May 4, 2022

| 3 min read

Building a TPM program: Where to start?

You’ve undoubtedly heard the term “TPM” (or total productive maintenance) many times throughout your maintenance career. As Greg Folts noted during his appearance on the Rooted in Reliability podcast, people may refer to TPM as shorthand for a number of different things. Often, people are referring only to autonomous maintenance when they mention it. In reality, developing an autonomous maintenance plan is just one pillar (and the most common starting point) of building a full TPM program for a facility.

TPM refers to putting processes and training in place so that everyone in a facility—from operations to plant maintenance to engineering—is contributing to maintenance. But what are the necessary steps for building an effective TPM program? Let’s look at each piece of the puzzle individually.

Total Productive Maintenance Pillars: Laying the foundation with 5S

Developed in the early 50s, Total Productive Maintenance is a program for increasing the efficiency of machines and processes, standing on eight TPM pillars with 5S as its foundation.
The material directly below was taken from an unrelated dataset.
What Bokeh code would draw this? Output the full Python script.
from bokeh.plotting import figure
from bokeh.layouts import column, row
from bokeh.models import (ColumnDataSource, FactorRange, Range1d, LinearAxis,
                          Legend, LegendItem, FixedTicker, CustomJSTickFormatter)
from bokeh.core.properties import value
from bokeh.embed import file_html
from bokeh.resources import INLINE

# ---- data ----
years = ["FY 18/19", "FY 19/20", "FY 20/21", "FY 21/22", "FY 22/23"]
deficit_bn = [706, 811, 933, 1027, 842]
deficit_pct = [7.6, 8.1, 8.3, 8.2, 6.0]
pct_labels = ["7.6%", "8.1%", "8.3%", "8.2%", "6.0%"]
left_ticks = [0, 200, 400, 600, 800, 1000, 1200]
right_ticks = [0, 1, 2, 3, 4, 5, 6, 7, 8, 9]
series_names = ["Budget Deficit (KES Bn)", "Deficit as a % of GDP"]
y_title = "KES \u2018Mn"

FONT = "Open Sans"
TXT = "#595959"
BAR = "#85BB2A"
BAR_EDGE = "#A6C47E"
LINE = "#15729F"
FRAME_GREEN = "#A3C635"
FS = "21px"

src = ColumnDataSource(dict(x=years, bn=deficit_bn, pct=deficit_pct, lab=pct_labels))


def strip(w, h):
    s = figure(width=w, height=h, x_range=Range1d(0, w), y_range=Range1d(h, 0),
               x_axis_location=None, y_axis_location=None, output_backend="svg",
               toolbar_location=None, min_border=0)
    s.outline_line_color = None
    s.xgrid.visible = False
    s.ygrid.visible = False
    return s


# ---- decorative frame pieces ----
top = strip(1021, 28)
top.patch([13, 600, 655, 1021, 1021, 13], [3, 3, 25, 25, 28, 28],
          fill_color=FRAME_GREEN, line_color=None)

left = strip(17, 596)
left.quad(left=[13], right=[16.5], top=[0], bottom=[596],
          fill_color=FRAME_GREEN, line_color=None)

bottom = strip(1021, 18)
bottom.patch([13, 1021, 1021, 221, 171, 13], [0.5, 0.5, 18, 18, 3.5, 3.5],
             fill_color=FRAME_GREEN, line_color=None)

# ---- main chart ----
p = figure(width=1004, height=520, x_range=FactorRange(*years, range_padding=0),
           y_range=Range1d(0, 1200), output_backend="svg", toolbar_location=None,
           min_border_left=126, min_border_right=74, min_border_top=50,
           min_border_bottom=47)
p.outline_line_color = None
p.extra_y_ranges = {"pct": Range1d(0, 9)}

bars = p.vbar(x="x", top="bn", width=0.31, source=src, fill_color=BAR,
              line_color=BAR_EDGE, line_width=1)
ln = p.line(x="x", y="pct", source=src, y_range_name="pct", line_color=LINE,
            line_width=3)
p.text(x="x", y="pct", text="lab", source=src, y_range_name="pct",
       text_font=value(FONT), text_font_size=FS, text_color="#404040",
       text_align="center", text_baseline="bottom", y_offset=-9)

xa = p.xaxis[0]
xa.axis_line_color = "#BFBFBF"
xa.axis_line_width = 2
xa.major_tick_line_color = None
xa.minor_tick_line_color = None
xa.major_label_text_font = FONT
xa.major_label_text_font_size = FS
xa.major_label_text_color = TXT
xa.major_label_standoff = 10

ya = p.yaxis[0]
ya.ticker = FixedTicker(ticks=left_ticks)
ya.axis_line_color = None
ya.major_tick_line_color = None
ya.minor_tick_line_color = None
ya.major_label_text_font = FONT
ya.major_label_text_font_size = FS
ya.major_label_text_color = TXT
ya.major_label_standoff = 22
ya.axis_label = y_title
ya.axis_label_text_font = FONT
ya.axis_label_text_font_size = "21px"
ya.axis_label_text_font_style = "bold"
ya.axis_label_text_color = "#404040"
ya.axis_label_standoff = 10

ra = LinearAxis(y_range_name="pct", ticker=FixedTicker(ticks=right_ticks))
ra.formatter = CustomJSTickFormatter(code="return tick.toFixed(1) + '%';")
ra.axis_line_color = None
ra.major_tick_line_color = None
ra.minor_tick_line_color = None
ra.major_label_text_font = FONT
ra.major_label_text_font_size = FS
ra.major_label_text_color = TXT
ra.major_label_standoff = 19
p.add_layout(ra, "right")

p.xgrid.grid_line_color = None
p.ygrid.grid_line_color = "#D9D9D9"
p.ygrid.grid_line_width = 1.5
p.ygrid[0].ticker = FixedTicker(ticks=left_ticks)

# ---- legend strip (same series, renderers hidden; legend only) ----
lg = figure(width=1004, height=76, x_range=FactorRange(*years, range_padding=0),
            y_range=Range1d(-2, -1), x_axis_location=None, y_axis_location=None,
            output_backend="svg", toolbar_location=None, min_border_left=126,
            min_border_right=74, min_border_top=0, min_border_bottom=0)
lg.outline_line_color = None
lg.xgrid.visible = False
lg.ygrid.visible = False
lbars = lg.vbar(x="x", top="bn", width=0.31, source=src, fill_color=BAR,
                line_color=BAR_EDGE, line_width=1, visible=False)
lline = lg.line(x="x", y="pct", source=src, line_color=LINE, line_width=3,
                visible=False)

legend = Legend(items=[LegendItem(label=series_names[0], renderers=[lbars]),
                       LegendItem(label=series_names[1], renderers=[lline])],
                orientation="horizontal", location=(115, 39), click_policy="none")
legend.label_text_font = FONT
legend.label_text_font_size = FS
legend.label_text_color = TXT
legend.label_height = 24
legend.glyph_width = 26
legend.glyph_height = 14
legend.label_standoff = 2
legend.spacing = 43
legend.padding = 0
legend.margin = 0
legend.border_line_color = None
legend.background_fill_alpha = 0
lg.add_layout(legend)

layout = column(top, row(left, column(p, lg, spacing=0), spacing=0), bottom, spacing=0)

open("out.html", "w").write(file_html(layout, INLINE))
Before any of the eight pillars of TPM can be put in place, a “5S” foundation must be built. The purpose of laying this foundation is to introduce standardization and continuous improvement processes into every TPM activity.

Sort

Determine which items are used frequently and which are not. The ones used frequently should be kept close by, others should be stored further away.

Systemize

Each item should have one place—and one place only—to be stored.

Shine

The workplace needs to be clean. Without it, problems will be more difficult to identify, and quality maintenance will be more difficult to perform.

Standardize

The workplace should be standardized and labelled. This often means creating processes where none existed previously.

Sustain

Efforts should be made to continually perform each of the other steps at all times.
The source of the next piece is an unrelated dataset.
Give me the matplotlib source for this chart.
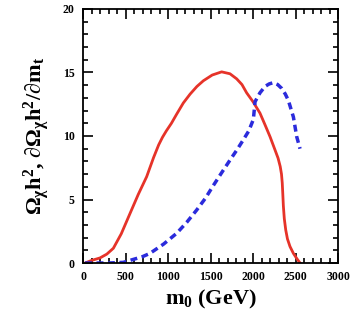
import numpy as np
import matplotlib.pyplot as plt
from matplotlib.ticker import MultipleLocator

plt.rcParams['font.family'] = ['Liberation Serif', 'DejaVu Serif']
plt.rcParams['font.weight'] = 'bold'
plt.rcParams['mathtext.fontset'] = 'custom'
plt.rcParams['mathtext.rm'] = 'Liberation Serif:bold'
plt.rcParams['mathtext.it'] = 'Liberation Serif:bold'
plt.rcParams['mathtext.bf'] = 'Liberation Serif:bold'

# relic density (solid red)
m0_omega = [24, 100, 200, 280, 357, 450, 553, 650, 749, 830, 890, 935, 980, 1040,
            1100, 1180, 1260, 1340, 1416, 1520, 1631, 1729, 1808, 1870, 1925,
            2000, 2082, 2140, 2200, 2259, 2295, 2320, 2335, 2344, 2350, 2357,
            2368, 2385, 2405, 2435, 2475, 2515, 2553]
omega = [0.0, 0.2, 0.4, 0.7, 1.16, 2.3, 3.9, 5.4, 6.8, 8.3, 9.3, 9.9, 10.4, 11.0,
         11.7, 12.6, 13.3, 13.9, 14.35, 14.8, 15.05, 14.9, 14.5, 14.05, 13.4,
         12.7, 11.8, 10.9, 9.95, 8.9, 8.25, 7.6, 7.0, 6.3, 5.5, 4.5,
         3.5, 2.6, 1.9, 1.3, 0.76, 0.35, 0.0]

# sensitivity to m_t (dashed blue)
m0_sens = [24, 150, 300, 474, 600, 700, 788, 950, 1102, 1220, 1337, 1440, 1533,
           1630, 1729, 1810, 1886, 1950, 2004, 2024, 2082, 2141, 2190, 2239,
           2290, 2337, 2380, 2416, 2475, 2514, 2553]
sens = [0.0, 0.0, 0.0, 0.05, 0.3, 0.5, 0.76, 1.5, 2.34, 3.2, 4.17, 5.1, 6.1,
        7.1, 8.1, 8.9, 9.7, 10.4, 11.3, 12.7, 13.4, 13.9, 14.1, 14.2,
        14.05, 13.75, 13.3, 12.8, 11.5, 9.95, 9.0]

fig = plt.figure(figsize=(3.51, 3.27), dpi=100)
ax = fig.add_axes([0.2365, 0.1957, 0.7265, 0.7768])

ax.plot(m0_omega, omega, color='#e63329', lw=2.0)
ax.plot(m0_sens, sens, color='#2b2bdc', lw=2.5, linestyle=(0, (2, 1.3)))

ax.set_xlim(0, 3000)
ax.set_ylim(0, 20)
ax.xaxis.set_major_locator(MultipleLocator(500))
ax.xaxis.set_minor_locator(MultipleLocator(100))
ax.yaxis.set_major_locator(MultipleLocator(5))
ax.yaxis.set_minor_locator(MultipleLocator(1))
ax.tick_params(which='both', direction='in', top=True, right=True, width=1.2,
               labelsize=8.5, pad=6)
ax.tick_params(which='major', length=7)
ax.tick_params(which='minor', length=3.5)
for s in ax.spines.values():
    s.set_linewidth(1.3)

ax.set_xlabel(r'm$_0$ (GeV)', fontsize=16, fontweight='bold', labelpad=3)
ax.set_ylabel(r'$\Omega_\chi$h$^2$, $\partial\Omega_\chi$h$^2$/$\partial$m$_t$',
              fontsize=16, fontweight='bold', labelpad=8)

fig.savefig('out.png', dpi=100)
Once each of the 5S actions has been established and is part of the facility culture, it’s time to move on to the eight pillars of TPM.

TPM Methodology: Building the TPM pillars

TPM_pyramid

Pillar 1: Autonomous maintenance

Autonomous maintenance (also known as Jishu Hozen) refers to “the restoration and prevention of accelerated deterioration,” which involves cleaning equipment while inspecting it for deterioration or abnormalities, identifying and eliminating factors that contribute to deterioration, and establishing standards to clean, inspect, and lubricate an asset properly. The ultimate goal of autonomous maintenance is to make it part of the operators’ day-to-day job to properly care for their assets as a form of maintenance. This pillar allows maintenance teams to address the larger maintenance issues that deserve their full attention.

Pillar 2: Planned maintenance

Planned maintenance refers to setting up preventive maintenance activities based on metrics such as failure rates and time-based triggers. Planning these activities in advance allows a facility to care for an asset at a time that will not impact production so that uptime is maintained.

Pillar 3: Quality integration

This pillar involves integrating manufacturing performance, quality assurance, design error detection and prevention into the production process. The purpose of this pillar is to improve quality management by removing the root causes of defects and understanding why they occur.

Pillar 4: Focused improvement

The idea of focused improvement involves assembling cross-functional teams to address specific issues that are occurring with equipment maintenance and coming up with solutions that consider each team that interacts with that asset. Since the TPM process dictates that everyone in a facility should contribute to routine maintenance activities, it’s important to involve each functional area in problem-solving maintenance tasks so that everyone’s unique point of view is considered.

Pillar 5: New equipment management

This pillar uses the knowledge that is gained through each interaction maintenance personnel has with facility equipment to improve the design of new equipment and equipment reliability. This allows new equipment to perform better with fewer issues due to employee involvement that’s based on cross-functional knowledge. Overall equipment effectiveness is a common metric used to measure how well the facility is utilizing its equipment compared to its full potential.

Pillar 6: Training and education

The training and education pillar of TPM principles focuses on making sure the maintenance team has the knowledge and skills necessary to carry out TPM across an entire facility. As Greg Folts commented on the Rooted in Reliability podcast, TPM must be both cross-functionally and vertically integrated in order to be successful. Training and education place importance on managers understanding why a successful TPM program is important and filtering that knowledge down correctly.

Pillar 7: Safety, health, environment

Simply put, this pillar refers to building a safe and healthy facility environment and eliminating any conditions that could be risky or harmful to facility workers’ well-being. The goal of this pillar is to provide an accident-free workplace.

Pillar 8: Administrative TPM

This pillar involves encouraging people in administrative or supportive roles (such as purchasing) to apply TPM learnings and principles in their own work processes so that TPM implementation is truly cross-functional.

Implementing the foundation and pillars of TPM is a great start to early management, but an important reality of any successful TPM program is that it must be a continuous effort. Every level of employee, from personnel on the shop floor to upper management, must remain dedicated to the activities that make TPM possible.